Heaven Hill makes Evan Williams bourbon. Actually, their distillery is in Louisville so we didn't get to see the big tubs of mash being cooked, but we saw a video and their barrel storage warehouses. We were not big bourbon fans before coming to Bardstown, but we found out that we are just not fans of cheap bourbon. Heaven Hill gave us tastings of their 10 year old Single Barrel Evan Williams bourbon and their 18 year Elijah Craig. They were so good we bought a bottle of the 10 year, and another bottle of a wheat whisky we saw in the gift shop. We filled our flasks and mailed the rest home.

After leaving Bardstown we passed near the Maker's Mark distillery... close enough to make a detour. The Maker's Mark distillery is quaint and touristy, and much more interesting as a tour. We even got to taste the clear distilled grain alcohol before it goes into the barrels to age. Unfortunately, the Heaven Hill bourbon was far superior than what we tried at Maker's Mark. But it still made for a great tour! We got to see the big batches of sour mash and we stuck our fingers in it and tasted it too.

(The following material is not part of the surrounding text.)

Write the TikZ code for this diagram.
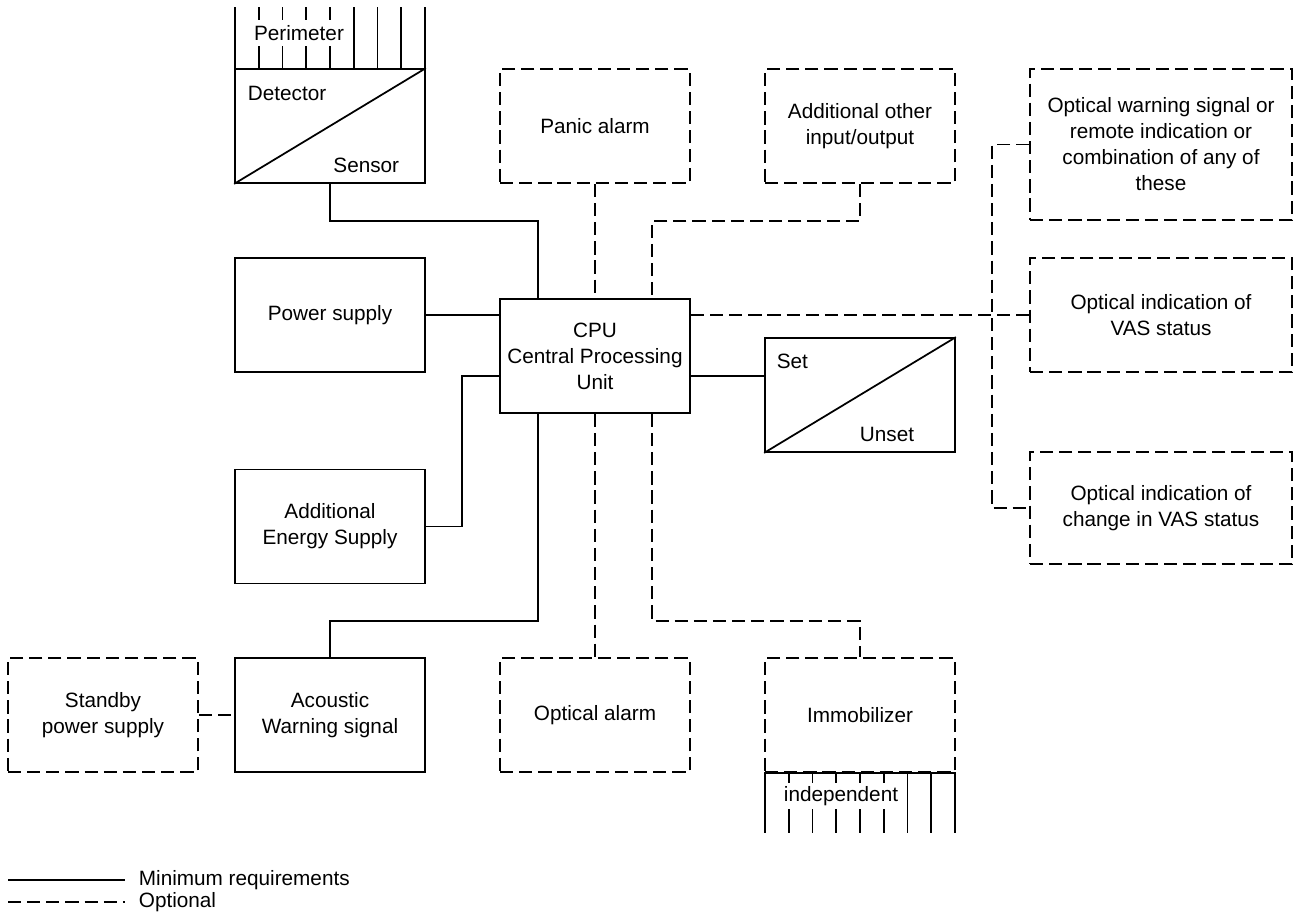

After the tastings it was almost 5pm and was too late to head for Lincoln's birthplace, 40 miles away, so we went to Lebanon, KY instead. A bit off route, but it put us in a good position to head to Cave City the next day.

So we were off to Cave City! We were excited about this for 2 reasons: Mammoth Cave, the most extensive cave system in the world; and Nashville. We are meeting our friend David Hockaday (cool name eh?) in Nashville, because that is where he is from, and he is going to show us around town. To get to Nashville, which is waaay of route, we are going to store our bikes in Cave City and rent a car.

While eating dinner at a Mexican restaurant in Cave City (more mediocre Mexican, although this was on the upper end of mediocre) an older fellow named Mark Davis approached our table. Mark spotted our funny looking bike clothes and tagged us as touring cyclists. Mark is an avid cyclist as well, and is semi-retired, and bikes around the Cave City area daily. He is planning to do a stretch of the Trans-Am next summer from Kentucky to Wyoming and wanted to talk to us about our experience. When we told him we needed a place to stash our bikes for the weekend, he offered us his house! What a swell guy. So now that that logistical detail has been covered, we will plan on meeting David and Tiffany in Nashville on Thursday night, and until then we'll explore the caves....

(Pictures to come... they take long to upload :P )

The Mammoth Caves are truly mammoth, but they are also truly boring. Luray Caverns in Virginia, for example, are beautiful. They have stalag's, both -mite and -tite, making gorgeous, intricate formations. Mammoth Cave on the other hand is so big because it is so sturdy, and the ceilings of the caves are made of a tough sandstone (don't quote me on that... although I rock, I am no geologist) and so no water seeps through to make the pretty formations. It's basically just a huge, boring dirt tunnel. Still glad we saw it though!